[Figure scripts]
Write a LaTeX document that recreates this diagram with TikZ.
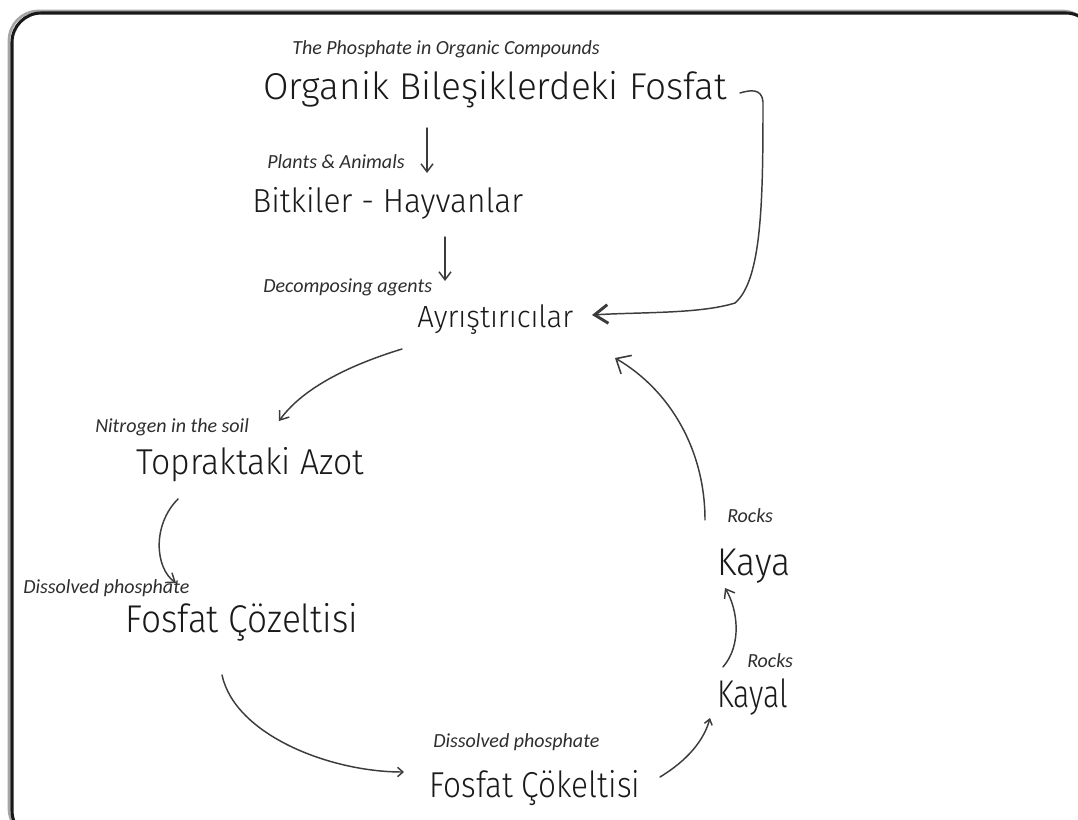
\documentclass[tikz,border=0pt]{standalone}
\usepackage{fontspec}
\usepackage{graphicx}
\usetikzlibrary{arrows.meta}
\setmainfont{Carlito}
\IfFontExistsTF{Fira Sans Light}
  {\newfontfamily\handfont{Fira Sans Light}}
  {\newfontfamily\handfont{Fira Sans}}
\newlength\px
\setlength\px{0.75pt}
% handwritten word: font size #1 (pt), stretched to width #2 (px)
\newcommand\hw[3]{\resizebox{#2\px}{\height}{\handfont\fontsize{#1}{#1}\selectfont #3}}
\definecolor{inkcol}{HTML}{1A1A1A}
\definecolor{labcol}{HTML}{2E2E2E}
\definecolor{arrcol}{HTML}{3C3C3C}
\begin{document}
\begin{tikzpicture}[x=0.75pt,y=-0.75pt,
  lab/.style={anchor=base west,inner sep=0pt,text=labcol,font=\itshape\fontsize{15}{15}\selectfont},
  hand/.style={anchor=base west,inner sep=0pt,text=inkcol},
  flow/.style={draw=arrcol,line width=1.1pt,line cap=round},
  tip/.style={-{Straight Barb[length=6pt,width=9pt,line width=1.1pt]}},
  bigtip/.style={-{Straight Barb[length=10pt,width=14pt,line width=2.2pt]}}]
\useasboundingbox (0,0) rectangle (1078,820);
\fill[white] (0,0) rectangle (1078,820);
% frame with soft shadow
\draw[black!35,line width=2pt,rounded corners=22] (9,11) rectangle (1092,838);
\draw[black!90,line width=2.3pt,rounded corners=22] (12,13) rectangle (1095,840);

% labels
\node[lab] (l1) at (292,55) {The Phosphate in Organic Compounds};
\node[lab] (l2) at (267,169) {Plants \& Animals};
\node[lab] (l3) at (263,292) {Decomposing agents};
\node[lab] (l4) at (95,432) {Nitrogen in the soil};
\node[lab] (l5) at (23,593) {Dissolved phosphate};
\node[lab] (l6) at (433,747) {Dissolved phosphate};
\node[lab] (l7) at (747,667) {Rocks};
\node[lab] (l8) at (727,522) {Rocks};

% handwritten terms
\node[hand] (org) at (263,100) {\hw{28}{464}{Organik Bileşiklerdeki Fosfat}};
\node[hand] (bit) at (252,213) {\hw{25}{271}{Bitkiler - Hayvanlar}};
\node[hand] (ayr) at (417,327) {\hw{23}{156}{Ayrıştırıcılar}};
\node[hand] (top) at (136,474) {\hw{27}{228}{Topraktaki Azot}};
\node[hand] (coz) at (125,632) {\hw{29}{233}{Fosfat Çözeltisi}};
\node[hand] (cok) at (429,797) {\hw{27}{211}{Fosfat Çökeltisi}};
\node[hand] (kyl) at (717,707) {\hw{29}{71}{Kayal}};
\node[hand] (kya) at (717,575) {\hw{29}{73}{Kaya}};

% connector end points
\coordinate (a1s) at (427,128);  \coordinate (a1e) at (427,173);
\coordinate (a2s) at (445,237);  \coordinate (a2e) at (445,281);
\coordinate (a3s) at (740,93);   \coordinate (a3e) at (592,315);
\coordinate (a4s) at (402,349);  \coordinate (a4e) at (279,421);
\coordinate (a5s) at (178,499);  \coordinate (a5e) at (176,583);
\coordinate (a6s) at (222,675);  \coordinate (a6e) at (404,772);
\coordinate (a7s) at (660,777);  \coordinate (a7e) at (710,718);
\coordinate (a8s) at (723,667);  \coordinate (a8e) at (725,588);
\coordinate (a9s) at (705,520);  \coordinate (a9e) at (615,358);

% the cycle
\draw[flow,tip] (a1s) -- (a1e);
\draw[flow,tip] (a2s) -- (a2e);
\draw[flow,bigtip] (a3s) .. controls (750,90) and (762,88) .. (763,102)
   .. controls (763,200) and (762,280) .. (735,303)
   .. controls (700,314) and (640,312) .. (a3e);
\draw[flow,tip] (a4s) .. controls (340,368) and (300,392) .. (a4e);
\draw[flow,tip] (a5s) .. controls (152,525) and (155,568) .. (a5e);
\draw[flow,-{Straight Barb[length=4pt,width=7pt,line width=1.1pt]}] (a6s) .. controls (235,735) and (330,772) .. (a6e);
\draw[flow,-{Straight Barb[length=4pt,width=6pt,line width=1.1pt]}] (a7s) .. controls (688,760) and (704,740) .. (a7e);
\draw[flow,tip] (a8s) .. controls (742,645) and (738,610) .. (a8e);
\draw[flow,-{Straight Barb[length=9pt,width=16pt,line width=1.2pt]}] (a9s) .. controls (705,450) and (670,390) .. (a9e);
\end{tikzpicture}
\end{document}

==

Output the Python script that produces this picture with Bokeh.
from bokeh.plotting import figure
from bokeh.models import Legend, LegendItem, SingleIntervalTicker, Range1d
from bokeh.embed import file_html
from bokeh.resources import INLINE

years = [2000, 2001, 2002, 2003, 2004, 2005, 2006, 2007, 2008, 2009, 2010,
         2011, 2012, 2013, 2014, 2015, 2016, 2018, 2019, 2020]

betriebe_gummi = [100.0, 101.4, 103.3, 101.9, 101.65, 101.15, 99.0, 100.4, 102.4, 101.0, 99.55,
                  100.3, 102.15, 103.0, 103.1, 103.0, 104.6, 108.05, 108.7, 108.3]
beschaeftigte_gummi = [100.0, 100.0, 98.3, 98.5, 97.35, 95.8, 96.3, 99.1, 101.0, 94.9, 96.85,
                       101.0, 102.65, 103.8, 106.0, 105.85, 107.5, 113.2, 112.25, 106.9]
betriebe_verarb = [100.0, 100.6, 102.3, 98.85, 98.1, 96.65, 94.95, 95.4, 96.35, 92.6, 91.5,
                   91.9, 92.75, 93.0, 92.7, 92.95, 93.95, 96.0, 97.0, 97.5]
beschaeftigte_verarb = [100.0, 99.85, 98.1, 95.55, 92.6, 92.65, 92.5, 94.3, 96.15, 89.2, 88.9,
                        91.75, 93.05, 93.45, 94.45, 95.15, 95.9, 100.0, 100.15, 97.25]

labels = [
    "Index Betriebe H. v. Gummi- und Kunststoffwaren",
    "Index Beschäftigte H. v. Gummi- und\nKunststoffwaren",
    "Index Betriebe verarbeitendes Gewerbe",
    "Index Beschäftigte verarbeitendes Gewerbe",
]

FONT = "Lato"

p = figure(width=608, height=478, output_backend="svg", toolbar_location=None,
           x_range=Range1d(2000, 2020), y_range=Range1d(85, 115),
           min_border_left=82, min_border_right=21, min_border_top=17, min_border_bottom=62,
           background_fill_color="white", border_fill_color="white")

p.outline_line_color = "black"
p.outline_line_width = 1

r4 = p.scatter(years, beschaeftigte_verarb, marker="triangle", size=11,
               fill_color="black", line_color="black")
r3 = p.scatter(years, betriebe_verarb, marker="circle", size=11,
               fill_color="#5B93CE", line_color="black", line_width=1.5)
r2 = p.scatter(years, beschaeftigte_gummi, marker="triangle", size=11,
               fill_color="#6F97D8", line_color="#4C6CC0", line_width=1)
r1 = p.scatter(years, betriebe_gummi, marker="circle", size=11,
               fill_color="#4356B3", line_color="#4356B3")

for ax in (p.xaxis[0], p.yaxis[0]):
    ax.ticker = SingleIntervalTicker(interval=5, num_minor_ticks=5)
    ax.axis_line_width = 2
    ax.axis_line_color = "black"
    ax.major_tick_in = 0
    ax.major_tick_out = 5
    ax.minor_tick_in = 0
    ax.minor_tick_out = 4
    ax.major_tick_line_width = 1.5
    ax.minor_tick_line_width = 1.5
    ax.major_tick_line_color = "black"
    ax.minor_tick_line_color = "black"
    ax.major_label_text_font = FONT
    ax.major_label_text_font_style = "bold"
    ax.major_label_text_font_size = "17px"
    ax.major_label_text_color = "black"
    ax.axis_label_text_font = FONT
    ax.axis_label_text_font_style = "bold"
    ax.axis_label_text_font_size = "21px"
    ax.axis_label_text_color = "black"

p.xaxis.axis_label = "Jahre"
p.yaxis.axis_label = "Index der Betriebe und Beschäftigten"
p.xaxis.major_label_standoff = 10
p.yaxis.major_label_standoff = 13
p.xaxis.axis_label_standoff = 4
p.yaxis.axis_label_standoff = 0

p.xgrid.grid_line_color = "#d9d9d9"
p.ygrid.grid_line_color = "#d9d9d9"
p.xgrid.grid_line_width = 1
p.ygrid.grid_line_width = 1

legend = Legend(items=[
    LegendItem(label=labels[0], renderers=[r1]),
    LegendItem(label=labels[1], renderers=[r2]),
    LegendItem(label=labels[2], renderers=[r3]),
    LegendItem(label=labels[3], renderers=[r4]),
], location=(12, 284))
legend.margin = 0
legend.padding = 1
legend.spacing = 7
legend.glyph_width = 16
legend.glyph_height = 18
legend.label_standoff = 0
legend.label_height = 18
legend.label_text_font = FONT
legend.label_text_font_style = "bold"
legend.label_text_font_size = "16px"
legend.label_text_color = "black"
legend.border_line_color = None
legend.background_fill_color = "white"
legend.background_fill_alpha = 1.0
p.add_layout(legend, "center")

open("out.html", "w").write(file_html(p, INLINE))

--

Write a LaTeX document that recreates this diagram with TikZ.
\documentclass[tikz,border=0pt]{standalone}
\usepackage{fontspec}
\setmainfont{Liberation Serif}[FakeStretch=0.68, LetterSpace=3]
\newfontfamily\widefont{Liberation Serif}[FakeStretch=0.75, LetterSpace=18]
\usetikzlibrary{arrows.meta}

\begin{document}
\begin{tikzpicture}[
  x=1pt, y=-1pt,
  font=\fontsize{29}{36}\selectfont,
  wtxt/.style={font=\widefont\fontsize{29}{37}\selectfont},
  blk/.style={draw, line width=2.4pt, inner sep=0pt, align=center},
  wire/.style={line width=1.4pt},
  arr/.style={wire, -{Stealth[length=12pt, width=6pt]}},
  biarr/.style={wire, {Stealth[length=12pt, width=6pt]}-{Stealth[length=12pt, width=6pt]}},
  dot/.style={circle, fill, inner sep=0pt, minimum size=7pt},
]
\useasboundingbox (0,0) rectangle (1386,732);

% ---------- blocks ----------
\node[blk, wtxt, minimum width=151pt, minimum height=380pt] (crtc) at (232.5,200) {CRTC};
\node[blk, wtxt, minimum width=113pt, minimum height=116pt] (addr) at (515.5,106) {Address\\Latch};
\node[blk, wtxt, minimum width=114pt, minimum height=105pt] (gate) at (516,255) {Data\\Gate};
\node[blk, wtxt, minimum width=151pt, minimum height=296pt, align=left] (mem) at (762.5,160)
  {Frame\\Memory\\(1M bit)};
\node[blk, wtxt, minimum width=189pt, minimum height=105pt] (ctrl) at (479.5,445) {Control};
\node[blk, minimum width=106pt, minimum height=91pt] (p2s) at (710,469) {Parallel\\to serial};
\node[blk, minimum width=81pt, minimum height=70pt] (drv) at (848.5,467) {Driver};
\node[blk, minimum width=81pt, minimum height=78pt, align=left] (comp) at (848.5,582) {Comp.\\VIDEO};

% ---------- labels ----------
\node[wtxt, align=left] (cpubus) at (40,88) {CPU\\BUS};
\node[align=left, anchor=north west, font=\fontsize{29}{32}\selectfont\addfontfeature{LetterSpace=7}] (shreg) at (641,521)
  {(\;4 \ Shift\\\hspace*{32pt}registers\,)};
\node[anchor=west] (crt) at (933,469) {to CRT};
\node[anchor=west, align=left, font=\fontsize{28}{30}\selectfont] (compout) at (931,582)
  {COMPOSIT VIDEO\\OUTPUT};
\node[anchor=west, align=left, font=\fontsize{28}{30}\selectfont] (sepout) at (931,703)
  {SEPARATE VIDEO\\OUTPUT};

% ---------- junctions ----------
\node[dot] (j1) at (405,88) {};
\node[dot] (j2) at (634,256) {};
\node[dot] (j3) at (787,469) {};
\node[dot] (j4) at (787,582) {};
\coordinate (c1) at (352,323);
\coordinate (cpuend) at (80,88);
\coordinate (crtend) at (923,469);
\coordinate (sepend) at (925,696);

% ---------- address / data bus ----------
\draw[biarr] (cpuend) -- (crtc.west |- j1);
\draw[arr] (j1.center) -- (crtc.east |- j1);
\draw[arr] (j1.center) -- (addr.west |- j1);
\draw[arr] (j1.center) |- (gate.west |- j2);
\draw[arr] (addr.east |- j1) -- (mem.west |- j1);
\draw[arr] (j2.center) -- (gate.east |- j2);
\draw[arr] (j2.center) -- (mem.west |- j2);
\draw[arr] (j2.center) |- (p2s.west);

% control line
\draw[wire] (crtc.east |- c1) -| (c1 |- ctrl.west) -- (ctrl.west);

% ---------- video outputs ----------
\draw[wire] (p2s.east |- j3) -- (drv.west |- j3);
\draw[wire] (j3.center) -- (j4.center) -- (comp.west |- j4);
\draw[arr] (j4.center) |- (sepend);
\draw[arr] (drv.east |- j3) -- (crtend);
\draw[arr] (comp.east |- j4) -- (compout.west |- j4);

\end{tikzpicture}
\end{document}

▶ [PROBLEM REQUIREMENTS] Using the listing, collect all lines in which the string "with" is found.

▶ [EXPECTED OUTPUT]
Write a LaTeX document that recreates this diagram with TikZ.
% frame with soft shadow
Output the Python script that produces this picture with Bokeh.
Write a LaTeX document that recreates this diagram with TikZ.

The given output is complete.